Hear what the Spirit says to the churches.  Jesus promised that His Spirit would come to remind us and teach us His words.  The Spirit of Jesus is talking.

To everyone that conquers/overcomes.  The word overcomes νικωντι is the word we get Niki from.  It means victory.  Victory does not come to one who gives up.  Victory does not come to one who has it easy.  Victory does not come to one who has all the answers.  To have a victory, there must be a conflict.  It will never be easy to live a Christian life in this world.  We are aliens.  We are different.  That causes conflicts, but if we endure there is victory.

The overcomers have the same victory that Christ had on the cross, the victory that transforms tribulation into dignity and strength.  The overcomers are in Christ.

To everyone and every church that overcomes, Jesus promises 2 things: the perfect food and the perfect experience.  What was the world offering them?  Many kinds of food and drink that would not satisfy.  Many kinds of pleasures that give no satisfaction tomorrow.  The food and pleasure the world offers does not satisfy very long.  Jesus said, “He who comes to Me will never thirst.”  The Jews believed that when the Messiah comes, the world will again be like the Garden of Eden.  Jesus offers complete and lasting pleasure.

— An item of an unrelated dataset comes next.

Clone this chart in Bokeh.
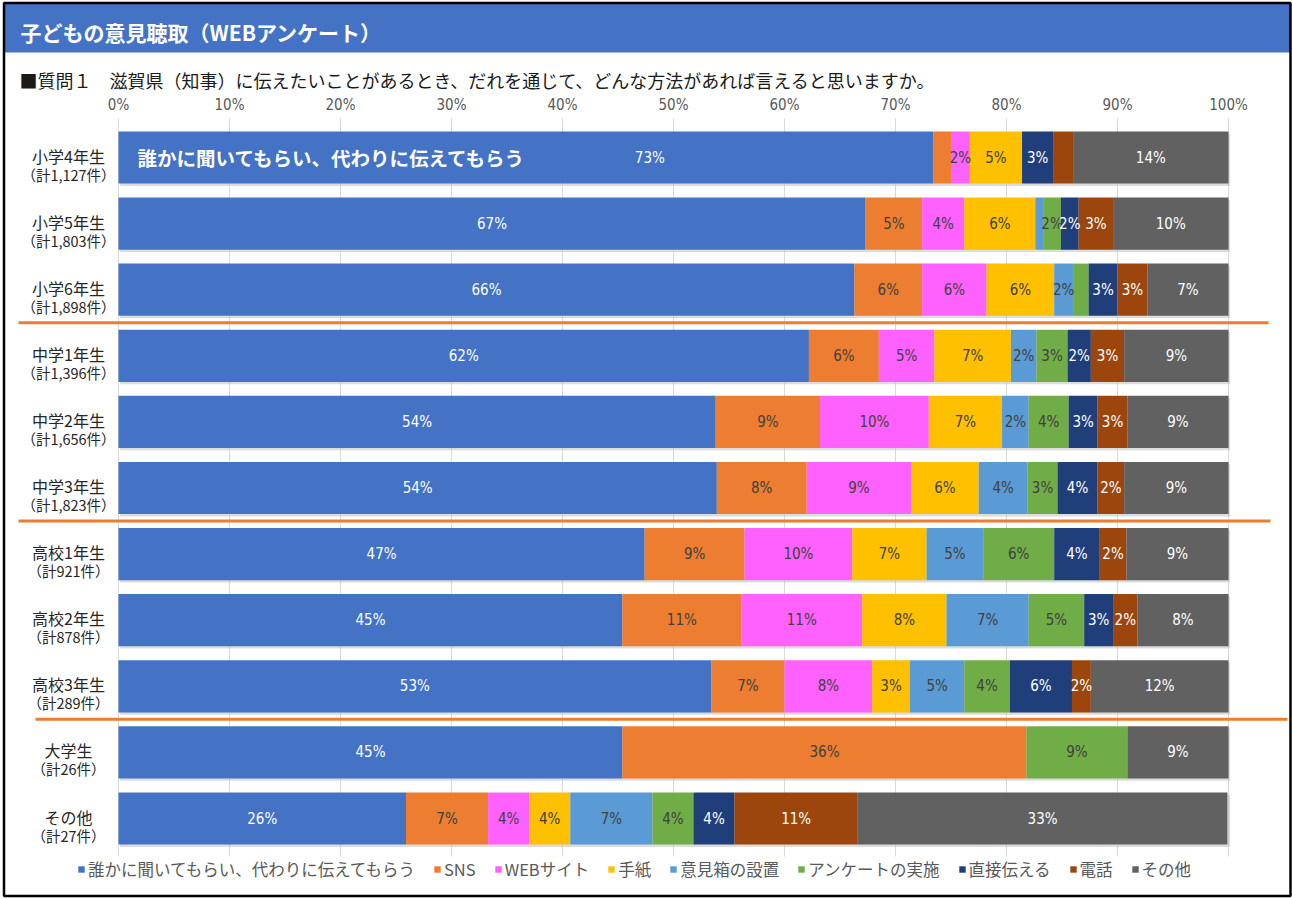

Jesus promises a banquet feast at the tree of life.  The tree represents life as it was intended to be lived.  The decorative wooden dowels on which the Torah scroll is rolled are called “trees of life”.  The original tree of life was left in the Garden of Eden in Gen 3:22.  It symbolizes the life that man was created to live, life with God.  What Adam lost, Jesus will restore. Jesus gives what satisfies longer than the moment.  Christ is the source of life and all good gifts.

Jesus promises paradise.  The word paradise means park, garden, a beautiful garden of peace and rest, a garden of Eden restored, heaven itself.  Jesus promised the thief on the cross a life in paradise.  He told His disciples He was going away to prepare a place.  I think He’s preparing me a garden instead of a mansion just over the hilltop.

Maybe today for you it seems like nobody cares, Jesus wants to come and reveal Himself as the holder, walker and knower.  That is a comfort to the righteous, but dreadful to the wicked.

Maybe you have been so right you were wrong.  Maybe you have become critical and lost your first love.

Maybe you have come to realize that you are living more and more like the world around you and you want to have your first love restored.  Remember, Repent, and Do Good.

Maybe you wonder if all the inconvenience is worth it.  Is it a struggle being different?  The overcomers will be rewarded.

Jesus knows just what you need.  He loves you.  Have you forgotten?  Dr. E.Stanley Jones tells of a girl who, frustrated by the city, entered a house of prostitution.  Learning of her daughter’s plight, the mother desperately sought to rescue her.  Not having her child’s address, she left a photo of herself in each house of ill fame she could find.  One day, the daughter saw on a mantle in a reception room a familiar picture, it was the likeness of her first love.  Beneath were the words, “come home, I love you.”  Jesus has left a picture of Himself with a note attached.  “Come home.  I love you.”